***I DON’T HAVE FIFA’S PRIOR WRITTEN CONSENT TO USE, TALK, THINK OR EVEN YELL AT RANDOS FROM MY BALCONY ABOUT ANY NAMES, COUNTRIES OR EVENTS MENTIONED IN MY FIFA WORLD CUP QATAR 2022 COVERAGE, SO FOR COPYRIGHT REASONS FROM HERE ON IN, THE EVENT WILL BE REFERRED TO AS QLAMQTAR 2022.***
The Qlamqtar 2022 World Cup’s only about 14 moons away (depending on your own set of lunar circumstances), and the first ever World Cup held in the Arab world promises to be a real doozy. World Cup history is a tale resplendent with stories of triumph against the odds, childhood dreams coming true and unsung heroes becoming legends. As well as dumb idiot losers, wanker fuck ups and teams that are just total bullshit.
But how shall ye learn about these legends, losers and teams that are just total bullshit? Well look no further my wayward friend as I profile all 211 FIFA nations eligible for World Cup qualification. Today, I take a look at Cuba, which has qualified for the World Cup once.
CUBA
Hoping to qualify just to defect
Nickname: Leones del Caribe
FIFA Ranking: 179 (Sep 2021)
FIFA World Cup 2022 Qualification result: Failed to qualify
At their solitary World Cup appearance in 1938, the Cubans made it all the way to the Quarter Finals (after one win, defeating Romania after a replay in the round of 16). While they were then pumped by Sweden 8-0, the encouraging performance should have meant future qualifications were a lock.
Think again.
Cuba has not been back to the World Cup since, which is disappointing for the team who would love nothing more than to play on soccer’s biggest stage, but it’s actually just a total bummer for them because they would mostly love the opportunity to show the world how well they defect, and seek asylum in the host nation (whichever one it is). The Leones del Caribe have historically performed well off the field in the category in defections when participating in Gold Cups and Under-23 tournaments abroad, and fans can only how well the team would defect at a World Cup. And it’s not only the players who would benefit from a desperate attempt to escape their lives in Cuba, but also the fans. The team’s supporters would relish the chance to cheer their team on in the tournament, but what they would love even more would be to leave the country and never return. And what better chance for Cubans to show their national pride and trigger a mass exodus and possible humanitarian crisis than following their beloved national team to a FIFA World Cup?

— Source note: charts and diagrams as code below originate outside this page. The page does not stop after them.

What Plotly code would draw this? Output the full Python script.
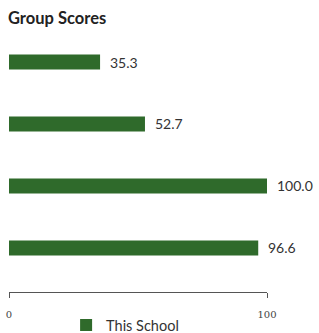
import plotly.graph_objects as go

categories = ["Group A", "Group B", "Group C", "Group D"]
scores = [35.3, 52.7, 100.0, 96.6]
tick_vals = [0, 100]
tick_text = ["0", "100"]

green = "#2f6a2b"

fig = go.Figure()
fig.add_trace(go.Bar(
    x=scores, y=categories, orientation="h",
    marker=dict(color=green, line=dict(width=0)),
    width=0.24, name="This School", showlegend=True,
))

for c, v in zip(categories, scores):
    fig.add_annotation(x=v, y=c, text=f"{v:.1f}", xanchor="left", yanchor="middle",
                       xshift=8, showarrow=False,
                       font=dict(family="Lato, Roboto, sans-serif", size=14, color="#333"))

fig.update_layout(
    width=319, height=333,
    margin=dict(l=9, r=52, t=31, b=41, autoexpand=False),
    paper_bgcolor="white", plot_bgcolor="white",
    title=dict(text="<b>Group Scores</b>", x=0.025, xanchor="left", y=0.946, yanchor="middle",
               font=dict(family="Lato, sans-serif", size=16.5, color="#222")),
    xaxis=dict(range=[0, 100], tickvals=tick_vals, ticktext=tick_text,
               showgrid=False, zeroline=False, showline=True, linecolor="#555", linewidth=1,
               ticks="outside", ticklen=5, tickcolor="#555", ticklabelstandoff=8,
               tickfont=dict(family="DejaVu Serif, serif", size=10, color="#444")),
    xaxis2=dict(range=[0, 100], tickvals=tick_vals, overlaying="x", side="bottom",
                anchor="y", showgrid=False, zeroline=False, showticklabels=False,
                ticks="inside", ticklen=4, tickcolor="#555"),
    yaxis=dict(range=[3.71, -0.5], showticklabels=False, showgrid=False, zeroline=False,
               showline=False, ticks=""),
    legend=dict(orientation="h", x=0.45, xanchor="center", y=-0.127, yanchor="middle",
                font=dict(family="Lato, sans-serif", size=14.5, color="#333")),
)
fig.add_trace(go.Scatter(x=[0], y=[categories[0]], xaxis="x2", mode="markers",
                         marker=dict(opacity=0), showlegend=False, hoverinfo="skip"))

fig.write_html("out.html", config={"displayModeBar": False},
               post_script="document.body.style.margin='0';")
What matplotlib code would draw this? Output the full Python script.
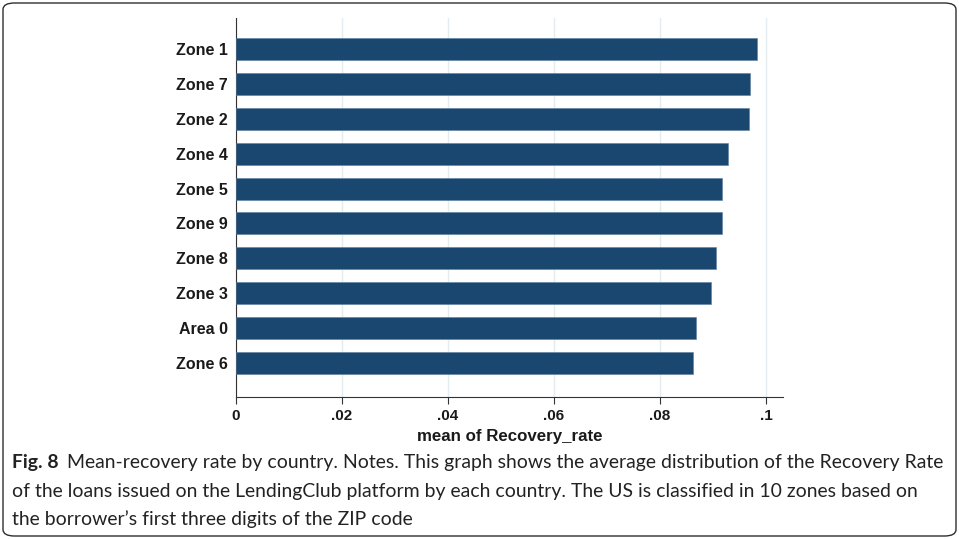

One to watch: (If you’re a customs official) the entire team
Just watch them. Keep a close eye on them. And have they left room in their luggage for souvenirs? Do they seem particularly relieved to have left their home country? Are they currently on their knees and weeping in front of a sign that says “Welcome to USA/Canada/UK/pretty much any country other than Cuba”?. ‘Fraid you got yourself a defector there, buddy! Swarm! Swarm!
The highpoint: Quarter finalist, 1938 World Cup
Even though Cuba only took part in the 1938 World Cup in France thanks to all other teams in CONCACAF withdrawing, they were still there, okay. They were still there. And they even managed to defeat the Romanians in the first match, a round of 16 tie that required a playoff. Sure, then they got pumped by Sweden, but who cares, Cuba are officially one of the 79 nations that have been to a World Cup. All by way of default! DE-FAULT! DE-FAULT! DE-FAULT!